▸ **What is asked**
Every line of the material is to be quoted verbatim, minus the pictures.

▸ **Available data**
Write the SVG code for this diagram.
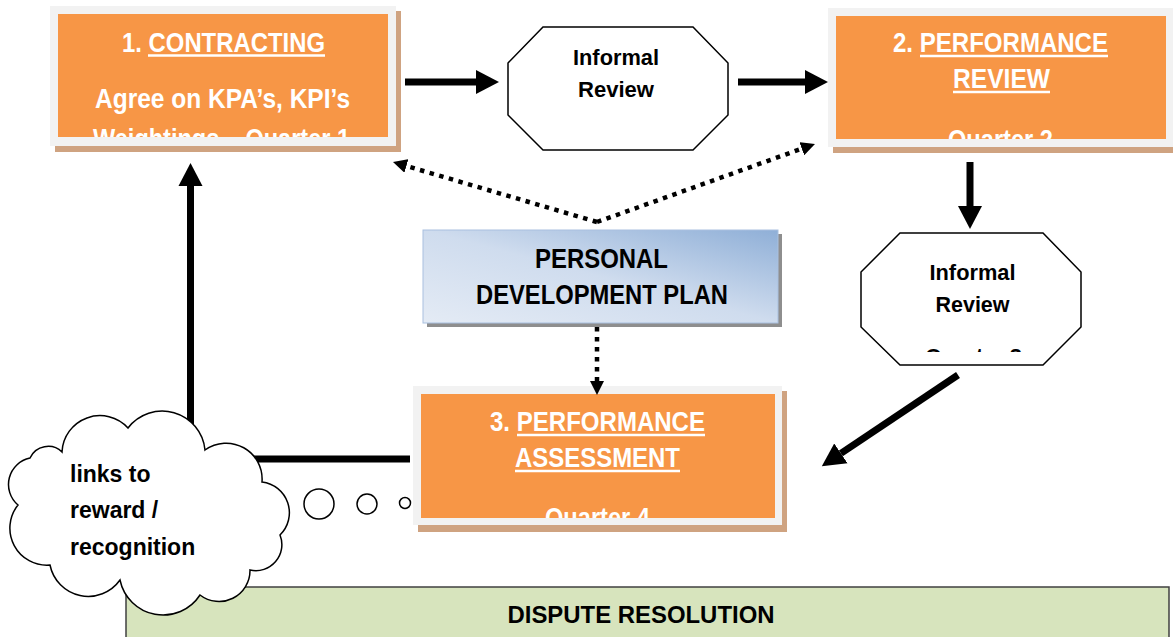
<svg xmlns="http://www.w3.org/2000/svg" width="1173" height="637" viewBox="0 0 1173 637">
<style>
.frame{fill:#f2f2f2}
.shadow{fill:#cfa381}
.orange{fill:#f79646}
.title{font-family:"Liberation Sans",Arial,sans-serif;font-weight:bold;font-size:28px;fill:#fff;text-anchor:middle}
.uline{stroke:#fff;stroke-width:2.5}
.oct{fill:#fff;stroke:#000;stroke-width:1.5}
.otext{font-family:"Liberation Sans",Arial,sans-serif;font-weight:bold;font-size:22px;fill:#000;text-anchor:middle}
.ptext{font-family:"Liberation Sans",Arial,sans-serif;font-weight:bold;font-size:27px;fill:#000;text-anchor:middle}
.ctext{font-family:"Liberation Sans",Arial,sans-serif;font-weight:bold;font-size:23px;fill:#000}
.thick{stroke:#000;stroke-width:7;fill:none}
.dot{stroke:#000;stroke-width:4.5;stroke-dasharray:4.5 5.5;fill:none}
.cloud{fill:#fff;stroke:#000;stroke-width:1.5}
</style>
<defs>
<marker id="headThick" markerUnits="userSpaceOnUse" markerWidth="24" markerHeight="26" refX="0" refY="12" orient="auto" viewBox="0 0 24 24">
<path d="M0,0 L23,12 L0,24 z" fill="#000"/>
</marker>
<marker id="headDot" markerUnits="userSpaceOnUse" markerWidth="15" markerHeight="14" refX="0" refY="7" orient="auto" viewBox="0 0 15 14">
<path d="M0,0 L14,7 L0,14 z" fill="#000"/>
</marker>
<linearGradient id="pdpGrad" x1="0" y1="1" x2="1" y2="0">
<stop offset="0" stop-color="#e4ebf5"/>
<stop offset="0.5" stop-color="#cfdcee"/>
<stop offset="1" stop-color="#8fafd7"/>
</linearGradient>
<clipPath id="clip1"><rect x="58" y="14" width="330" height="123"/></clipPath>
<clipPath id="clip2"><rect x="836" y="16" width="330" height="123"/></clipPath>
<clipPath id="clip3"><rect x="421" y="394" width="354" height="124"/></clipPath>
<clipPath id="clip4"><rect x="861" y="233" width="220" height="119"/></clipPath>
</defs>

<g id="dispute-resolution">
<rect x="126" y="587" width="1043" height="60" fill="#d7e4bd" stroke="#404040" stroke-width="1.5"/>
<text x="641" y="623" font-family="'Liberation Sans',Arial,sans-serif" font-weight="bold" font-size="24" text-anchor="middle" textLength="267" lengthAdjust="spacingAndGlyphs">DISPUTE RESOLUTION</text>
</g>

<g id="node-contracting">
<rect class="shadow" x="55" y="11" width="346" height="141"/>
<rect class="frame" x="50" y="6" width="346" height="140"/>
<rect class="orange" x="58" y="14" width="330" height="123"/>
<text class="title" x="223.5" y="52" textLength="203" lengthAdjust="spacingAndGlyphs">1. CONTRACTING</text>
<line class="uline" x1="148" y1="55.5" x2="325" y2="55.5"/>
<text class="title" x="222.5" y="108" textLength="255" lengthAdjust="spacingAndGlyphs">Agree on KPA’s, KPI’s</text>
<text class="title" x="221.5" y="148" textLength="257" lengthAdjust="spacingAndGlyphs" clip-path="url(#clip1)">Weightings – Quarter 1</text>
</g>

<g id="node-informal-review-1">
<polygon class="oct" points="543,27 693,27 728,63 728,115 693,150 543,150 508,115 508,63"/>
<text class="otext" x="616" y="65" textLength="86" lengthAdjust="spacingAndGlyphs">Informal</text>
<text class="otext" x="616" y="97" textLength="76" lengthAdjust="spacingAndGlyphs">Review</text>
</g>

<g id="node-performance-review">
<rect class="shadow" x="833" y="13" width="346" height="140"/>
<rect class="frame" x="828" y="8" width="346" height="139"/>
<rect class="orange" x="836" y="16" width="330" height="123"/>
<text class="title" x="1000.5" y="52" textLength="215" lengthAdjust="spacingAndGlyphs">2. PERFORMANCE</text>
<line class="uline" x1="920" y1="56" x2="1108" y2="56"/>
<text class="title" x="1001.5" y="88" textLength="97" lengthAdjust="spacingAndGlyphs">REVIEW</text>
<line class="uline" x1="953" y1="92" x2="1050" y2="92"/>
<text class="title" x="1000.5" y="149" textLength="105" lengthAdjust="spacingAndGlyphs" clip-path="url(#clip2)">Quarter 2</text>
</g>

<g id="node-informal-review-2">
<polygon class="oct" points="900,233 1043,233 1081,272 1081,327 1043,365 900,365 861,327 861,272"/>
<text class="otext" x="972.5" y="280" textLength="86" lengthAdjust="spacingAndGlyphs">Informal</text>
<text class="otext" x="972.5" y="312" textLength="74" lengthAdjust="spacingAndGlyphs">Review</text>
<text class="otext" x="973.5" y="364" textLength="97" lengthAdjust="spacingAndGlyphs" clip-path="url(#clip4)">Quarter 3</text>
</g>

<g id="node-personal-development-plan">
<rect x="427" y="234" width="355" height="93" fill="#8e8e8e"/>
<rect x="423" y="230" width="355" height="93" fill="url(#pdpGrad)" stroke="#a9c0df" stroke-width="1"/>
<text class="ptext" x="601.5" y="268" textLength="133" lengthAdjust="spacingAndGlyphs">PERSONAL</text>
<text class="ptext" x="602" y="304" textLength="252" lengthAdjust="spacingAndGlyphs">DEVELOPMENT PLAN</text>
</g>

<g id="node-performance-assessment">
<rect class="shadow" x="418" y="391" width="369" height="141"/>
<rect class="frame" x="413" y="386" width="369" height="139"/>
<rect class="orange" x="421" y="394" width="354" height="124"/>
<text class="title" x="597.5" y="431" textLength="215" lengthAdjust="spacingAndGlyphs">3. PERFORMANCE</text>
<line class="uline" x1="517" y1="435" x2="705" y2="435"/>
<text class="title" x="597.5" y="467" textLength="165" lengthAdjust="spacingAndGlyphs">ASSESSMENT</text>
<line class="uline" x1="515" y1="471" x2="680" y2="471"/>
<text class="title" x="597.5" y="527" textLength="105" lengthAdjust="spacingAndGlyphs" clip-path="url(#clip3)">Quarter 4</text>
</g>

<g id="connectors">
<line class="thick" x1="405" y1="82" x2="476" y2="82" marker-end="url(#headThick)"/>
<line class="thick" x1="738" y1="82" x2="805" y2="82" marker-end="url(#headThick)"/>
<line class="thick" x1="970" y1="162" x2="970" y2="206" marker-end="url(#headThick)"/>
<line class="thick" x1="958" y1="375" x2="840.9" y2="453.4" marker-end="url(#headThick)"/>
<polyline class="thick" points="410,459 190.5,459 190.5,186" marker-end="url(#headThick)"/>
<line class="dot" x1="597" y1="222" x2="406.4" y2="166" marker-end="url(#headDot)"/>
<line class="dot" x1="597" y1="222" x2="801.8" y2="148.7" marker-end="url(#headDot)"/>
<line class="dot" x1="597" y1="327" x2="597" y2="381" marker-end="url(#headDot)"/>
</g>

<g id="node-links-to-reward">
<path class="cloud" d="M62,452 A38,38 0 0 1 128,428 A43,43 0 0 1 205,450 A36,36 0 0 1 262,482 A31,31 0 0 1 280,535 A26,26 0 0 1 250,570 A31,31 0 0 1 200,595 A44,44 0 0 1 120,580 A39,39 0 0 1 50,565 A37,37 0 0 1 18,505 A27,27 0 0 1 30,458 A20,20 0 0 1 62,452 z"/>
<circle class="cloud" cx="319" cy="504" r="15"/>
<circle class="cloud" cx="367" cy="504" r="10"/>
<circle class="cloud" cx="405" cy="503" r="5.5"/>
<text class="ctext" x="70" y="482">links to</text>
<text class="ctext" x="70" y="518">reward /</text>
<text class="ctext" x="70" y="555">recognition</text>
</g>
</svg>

▸ **Response to the task**
Write the SVG code for this diagram.
<svg xmlns="http://www.w3.org/2000/svg" width="1173" height="637" viewBox="0 0 1173 637">
<style>
.frame{fill:#f2f2f2}
.shadow{fill:#cfa381}
.orange{fill:#f79646}
.title{font-family:"Liberation Sans",Arial,sans-serif;font-weight:bold;font-size:28px;fill:#fff;text-anchor:middle}
.uline{stroke:#fff;stroke-width:2.5}
.oct{fill:#fff;stroke:#000;stroke-width:1.5}
.otext{font-family:"Liberation Sans",Arial,sans-serif;font-weight:bold;font-size:22px;fill:#000;text-anchor:middle}
.ptext{font-family:"Liberation Sans",Arial,sans-serif;font-weight:bold;font-size:27px;fill:#000;text-anchor:middle}
.ctext{font-family:"Liberation Sans",Arial,sans-serif;font-weight:bold;font-size:23px;fill:#000}
.thick{stroke:#000;stroke-width:7;fill:none}
.dot{stroke:#000;stroke-width:4.5;stroke-dasharray:4.5 5.5;fill:none}
.cloud{fill:#fff;stroke:#000;stroke-width:1.5}
</style>
<defs>
<marker id="headThick" markerUnits="userSpaceOnUse" markerWidth="24" markerHeight="26" refX="0" refY="12" orient="auto" viewBox="0 0 24 24">
<path d="M0,0 L23,12 L0,24 z" fill="#000"/>
</marker>
<marker id="headDot" markerUnits="userSpaceOnUse" markerWidth="15" markerHeight="14" refX="0" refY="7" orient="auto" viewBox="0 0 15 14">
<path d="M0,0 L14,7 L0,14 z" fill="#000"/>
</marker>
<linearGradient id="pdpGrad" x1="0" y1="1" x2="1" y2="0">
<stop offset="0" stop-color="#e4ebf5"/>
<stop offset="0.5" stop-color="#cfdcee"/>
<stop offset="1" stop-color="#8fafd7"/>
</linearGradient>
<clipPath id="clip1"><rect x="58" y="14" width="330" height="123"/></clipPath>
<clipPath id="clip2"><rect x="836" y="16" width="330" height="123"/></clipPath>
<clipPath id="clip3"><rect x="421" y="394" width="354" height="124"/></clipPath>
<clipPath id="clip4"><rect x="861" y="233" width="220" height="119"/></clipPath>
</defs>

<g id="dispute-resolution">
<rect x="126" y="587" width="1043" height="60" fill="#d7e4bd" stroke="#404040" stroke-width="1.5"/>
<text x="641" y="623" font-family="'Liberation Sans',Arial,sans-serif" font-weight="bold" font-size="24" text-anchor="middle" textLength="267" lengthAdjust="spacingAndGlyphs">DISPUTE RESOLUTION</text>
</g>

<g id="node-contracting">
<rect class="shadow" x="55" y="11" width="346" height="141"/>
<rect class="frame" x="50" y="6" width="346" height="140"/>
<rect class="orange" x="58" y="14" width="330" height="123"/>
<text class="title" x="223.5" y="52" textLength="203" lengthAdjust="spacingAndGlyphs">1. CONTRACTING</text>
<line class="uline" x1="148" y1="55.5" x2="325" y2="55.5"/>
<text class="title" x="222.5" y="108" textLength="255" lengthAdjust="spacingAndGlyphs">Agree on KPA’s, KPI’s</text>
<text class="title" x="221.5" y="148" textLength="257" lengthAdjust="spacingAndGlyphs" clip-path="url(#clip1)">Weightings – Quarter 1</text>
</g>

<g id="node-informal-review-1">
<polygon class="oct" points="543,27 693,27 728,63 728,115 693,150 543,150 508,115 508,63"/>
<text class="otext" x="616" y="65" textLength="86" lengthAdjust="spacingAndGlyphs">Informal</text>
<text class="otext" x="616" y="97" textLength="76" lengthAdjust="spacingAndGlyphs">Review</text>
</g>

<g id="node-performance-review">
<rect class="shadow" x="833" y="13" width="346" height="140"/>
<rect class="frame" x="828" y="8" width="346" height="139"/>
<rect class="orange" x="836" y="16" width="330" height="123"/>
<text class="title" x="1000.5" y="52" textLength="215" lengthAdjust="spacingAndGlyphs">2. PERFORMANCE</text>
<line class="uline" x1="920" y1="56" x2="1108" y2="56"/>
<text class="title" x="1001.5" y="88" textLength="97" lengthAdjust="spacingAndGlyphs">REVIEW</text>
<line class="uline" x1="953" y1="92" x2="1050" y2="92"/>
<text class="title" x="1000.5" y="149" textLength="105" lengthAdjust="spacingAndGlyphs" clip-path="url(#clip2)">Quarter 2</text>
</g>

<g id="node-informal-review-2">
<polygon class="oct" points="900,233 1043,233 1081,272 1081,327 1043,365 900,365 861,327 861,272"/>
<text class="otext" x="972.5" y="280" textLength="86" lengthAdjust="spacingAndGlyphs">Informal</text>
<text class="otext" x="972.5" y="312" textLength="74" lengthAdjust="spacingAndGlyphs">Review</text>
<text class="otext" x="973.5" y="364" textLength="97" lengthAdjust="spacingAndGlyphs" clip-path="url(#clip4)">Quarter 3</text>
</g>

<g id="node-personal-development-plan">
<rect x="427" y="234" width="355" height="93" fill="#8e8e8e"/>
<rect x="423" y="230" width="355" height="93" fill="url(#pdpGrad)" stroke="#a9c0df" stroke-width="1"/>
<text class="ptext" x="601.5" y="268" textLength="133" lengthAdjust="spacingAndGlyphs">PERSONAL</text>
<text class="ptext" x="602" y="304" textLength="252" lengthAdjust="spacingAndGlyphs">DEVELOPMENT PLAN</text>
</g>

<g id="node-performance-assessment">
<rect class="shadow" x="418" y="391" width="369" height="141"/>
<rect class="frame" x="413" y="386" width="369" height="139"/>
<rect class="orange" x="421" y="394" width="354" height="124"/>
<text class="title" x="597.5" y="431" textLength="215" lengthAdjust="spacingAndGlyphs">3. PERFORMANCE</text>
<line class="uline" x1="517" y1="435" x2="705" y2="435"/>
<text class="title" x="597.5" y="467" textLength="165" lengthAdjust="spacingAndGlyphs">ASSESSMENT</text>
<line class="uline" x1="515" y1="471" x2="680" y2="471"/>
<text class="title" x="597.5" y="527" textLength="105" lengthAdjust="spacingAndGlyphs" clip-path="url(#clip3)">Quarter 4</text>
</g>

<g id="connectors">
<line class="thick" x1="405" y1="82" x2="476" y2="82" marker-end="url(#headThick)"/>
<line class="thick" x1="738" y1="82" x2="805" y2="82" marker-end="url(#headThick)"/>
<line class="thick" x1="970" y1="162" x2="970" y2="206" marker-end="url(#headThick)"/>
<line class="thick" x1="958" y1="375" x2="840.9" y2="453.4" marker-end="url(#headThick)"/>
<polyline class="thick" points="410,459 190.5,459 190.5,186" marker-end="url(#headThick)"/>
<line class="dot" x1="597" y1="222" x2="406.4" y2="166" marker-end="url(#headDot)"/>
<line class="dot" x1="597" y1="222" x2="801.8" y2="148.7" marker-end="url(#headDot)"/>
<line class="dot" x1="597" y1="327" x2="597" y2="381" marker-end="url(#headDot)"/>
</g>

<g id="node-links-to-reward">
<path class="cloud" d="M62,452 A38,38 0 0 1 128,428 A43,43 0 0 1 205,450 A36,36 0 0 1 262,482 A31,31 0 0 1 280,535 A26,26 0 0 1 250,570 A31,31 0 0 1 200,595 A44,44 0 0 1 120,580 A39,39 0 0 1 50,565 A37,37 0 0 1 18,505 A27,27 0 0 1 30,458 A20,20 0 0 1 62,452 z"/>
<circle class="cloud" cx="319" cy="504" r="15"/>
<circle class="cloud" cx="367" cy="504" r="10"/>
<circle class="cloud" cx="405" cy="503" r="5.5"/>
<text class="ctext" x="70" y="482">links to</text>
<text class="ctext" x="70" y="518">reward /</text>
<text class="ctext" x="70" y="555">recognition</text>
</g>
</svg>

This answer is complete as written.